The syndrome was named after Harry Klinefelter, who in 1942 worked with Fuller Albright and E. C. Reifenstein at Massachusetts General Hospital in Boston, Massachusetts, and first described it in the same year. The account given by Klinefelter came to be known as Klinefelter syndrome as his name appeared first on the published paper, and seminiferous tubule dysgenesis was no longer used. Considering the names of all three researchers, it is sometimes also called Klinefelter-Reifenstein-Albright syndrome.
In 1956 it was discovered that Klinefelter syndrome resulted from an extra chromosome. Plunkett and Barr found the sex chromatin body in cell nuclei of the body.
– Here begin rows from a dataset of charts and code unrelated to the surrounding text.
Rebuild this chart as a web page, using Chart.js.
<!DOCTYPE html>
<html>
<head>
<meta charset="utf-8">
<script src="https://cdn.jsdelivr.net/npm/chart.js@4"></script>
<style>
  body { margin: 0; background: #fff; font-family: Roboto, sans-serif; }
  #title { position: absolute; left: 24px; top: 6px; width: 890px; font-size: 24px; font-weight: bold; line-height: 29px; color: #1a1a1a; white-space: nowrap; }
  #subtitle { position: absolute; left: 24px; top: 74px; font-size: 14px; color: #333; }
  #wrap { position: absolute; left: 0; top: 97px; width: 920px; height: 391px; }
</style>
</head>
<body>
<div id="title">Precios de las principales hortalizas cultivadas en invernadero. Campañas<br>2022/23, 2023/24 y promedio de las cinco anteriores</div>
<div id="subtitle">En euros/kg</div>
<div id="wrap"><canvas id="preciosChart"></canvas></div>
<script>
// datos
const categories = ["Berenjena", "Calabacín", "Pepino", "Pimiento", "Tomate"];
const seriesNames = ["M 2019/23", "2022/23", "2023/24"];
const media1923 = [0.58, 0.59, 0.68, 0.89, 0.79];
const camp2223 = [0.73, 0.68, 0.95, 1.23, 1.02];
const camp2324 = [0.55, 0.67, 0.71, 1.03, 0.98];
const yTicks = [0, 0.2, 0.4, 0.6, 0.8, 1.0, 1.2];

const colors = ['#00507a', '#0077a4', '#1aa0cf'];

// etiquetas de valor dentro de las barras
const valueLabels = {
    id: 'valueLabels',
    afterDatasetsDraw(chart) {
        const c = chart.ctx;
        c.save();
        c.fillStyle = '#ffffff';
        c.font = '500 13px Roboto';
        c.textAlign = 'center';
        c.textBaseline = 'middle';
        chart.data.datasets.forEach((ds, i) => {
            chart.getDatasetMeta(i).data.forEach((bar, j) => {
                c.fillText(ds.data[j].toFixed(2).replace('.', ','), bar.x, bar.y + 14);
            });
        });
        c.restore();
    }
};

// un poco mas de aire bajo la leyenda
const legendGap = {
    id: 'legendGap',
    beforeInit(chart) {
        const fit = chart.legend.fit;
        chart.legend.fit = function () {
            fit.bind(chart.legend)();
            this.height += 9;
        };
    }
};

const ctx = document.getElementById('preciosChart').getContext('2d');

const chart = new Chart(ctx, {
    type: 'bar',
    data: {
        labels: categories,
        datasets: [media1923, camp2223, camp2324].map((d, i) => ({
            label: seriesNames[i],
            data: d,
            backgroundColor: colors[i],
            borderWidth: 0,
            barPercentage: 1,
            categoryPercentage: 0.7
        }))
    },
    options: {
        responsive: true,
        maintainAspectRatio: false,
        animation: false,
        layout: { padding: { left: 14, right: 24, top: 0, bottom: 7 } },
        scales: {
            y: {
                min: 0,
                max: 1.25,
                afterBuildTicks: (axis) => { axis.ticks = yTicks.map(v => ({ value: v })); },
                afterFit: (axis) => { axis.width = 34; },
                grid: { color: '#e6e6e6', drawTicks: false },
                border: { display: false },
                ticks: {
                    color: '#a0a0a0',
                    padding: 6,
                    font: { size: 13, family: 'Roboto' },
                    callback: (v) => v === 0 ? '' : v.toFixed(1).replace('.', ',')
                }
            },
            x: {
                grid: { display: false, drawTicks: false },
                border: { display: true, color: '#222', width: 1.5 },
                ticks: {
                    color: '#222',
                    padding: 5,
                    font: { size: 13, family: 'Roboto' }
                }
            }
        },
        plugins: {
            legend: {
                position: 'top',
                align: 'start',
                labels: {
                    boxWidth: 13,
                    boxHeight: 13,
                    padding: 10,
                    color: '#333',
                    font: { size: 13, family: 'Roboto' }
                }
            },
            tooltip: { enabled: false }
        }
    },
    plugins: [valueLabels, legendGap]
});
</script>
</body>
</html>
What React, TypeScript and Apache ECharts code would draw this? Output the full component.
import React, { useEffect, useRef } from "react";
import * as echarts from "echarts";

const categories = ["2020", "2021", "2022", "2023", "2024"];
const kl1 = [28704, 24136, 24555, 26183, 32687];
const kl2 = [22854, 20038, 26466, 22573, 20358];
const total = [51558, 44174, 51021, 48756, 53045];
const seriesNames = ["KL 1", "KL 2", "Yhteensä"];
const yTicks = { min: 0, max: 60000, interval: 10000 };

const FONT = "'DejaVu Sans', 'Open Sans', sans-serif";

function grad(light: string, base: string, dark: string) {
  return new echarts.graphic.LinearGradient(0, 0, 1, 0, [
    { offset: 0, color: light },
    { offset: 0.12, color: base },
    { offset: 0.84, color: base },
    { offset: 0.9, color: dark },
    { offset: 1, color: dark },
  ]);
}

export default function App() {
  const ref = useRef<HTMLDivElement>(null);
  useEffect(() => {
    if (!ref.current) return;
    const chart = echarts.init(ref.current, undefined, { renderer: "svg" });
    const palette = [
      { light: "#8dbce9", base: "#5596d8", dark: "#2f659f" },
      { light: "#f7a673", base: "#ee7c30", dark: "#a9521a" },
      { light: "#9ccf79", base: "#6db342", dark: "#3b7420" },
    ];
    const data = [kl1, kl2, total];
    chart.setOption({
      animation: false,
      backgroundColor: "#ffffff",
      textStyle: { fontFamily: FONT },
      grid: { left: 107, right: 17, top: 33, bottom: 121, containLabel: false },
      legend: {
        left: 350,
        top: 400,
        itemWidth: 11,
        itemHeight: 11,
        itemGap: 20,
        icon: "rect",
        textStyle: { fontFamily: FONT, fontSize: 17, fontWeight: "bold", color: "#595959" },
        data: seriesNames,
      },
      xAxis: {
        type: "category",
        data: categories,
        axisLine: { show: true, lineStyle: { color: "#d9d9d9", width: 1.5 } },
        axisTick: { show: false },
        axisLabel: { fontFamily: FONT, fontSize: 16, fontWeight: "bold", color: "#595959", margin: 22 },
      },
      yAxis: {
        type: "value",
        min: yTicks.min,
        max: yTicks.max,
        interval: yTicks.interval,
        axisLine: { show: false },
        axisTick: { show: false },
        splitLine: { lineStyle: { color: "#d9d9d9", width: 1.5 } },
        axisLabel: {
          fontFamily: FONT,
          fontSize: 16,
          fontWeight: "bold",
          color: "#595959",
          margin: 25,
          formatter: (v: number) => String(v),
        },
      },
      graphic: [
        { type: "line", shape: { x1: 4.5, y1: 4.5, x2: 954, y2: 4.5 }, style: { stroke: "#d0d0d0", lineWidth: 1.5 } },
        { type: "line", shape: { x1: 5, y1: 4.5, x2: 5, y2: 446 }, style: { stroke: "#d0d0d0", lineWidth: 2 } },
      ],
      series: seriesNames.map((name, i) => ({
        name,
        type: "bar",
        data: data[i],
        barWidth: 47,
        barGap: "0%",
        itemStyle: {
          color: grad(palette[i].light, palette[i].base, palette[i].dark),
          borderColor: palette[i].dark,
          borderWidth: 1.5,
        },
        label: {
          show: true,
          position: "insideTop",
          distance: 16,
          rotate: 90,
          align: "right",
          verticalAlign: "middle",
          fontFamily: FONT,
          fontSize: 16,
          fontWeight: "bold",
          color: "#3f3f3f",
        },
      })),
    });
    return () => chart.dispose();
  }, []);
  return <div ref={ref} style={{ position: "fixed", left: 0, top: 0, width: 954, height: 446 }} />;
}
This was further clarified as XXY in 1959 by Patricia Jacobs and John Anderson Strong.
The first published report of a man with a 47,XXY karyotype was by Patricia Jacobs and John Strong at Western General Hospital in Edinburgh, Scotland, in 1959. This karyotype was found in a 24-year-old man who had signs of KS. Jacobs described her discovery of this first reported human or mammalian chromosome aneuploidy in her 1981 William Allan Memorial Award address.
Klinefelter syndrome can also occur in other animals. In cats it can result in a male tortoiseshell and calico cat (patches of different colored fur), a pattern that is usually only seen in female cats.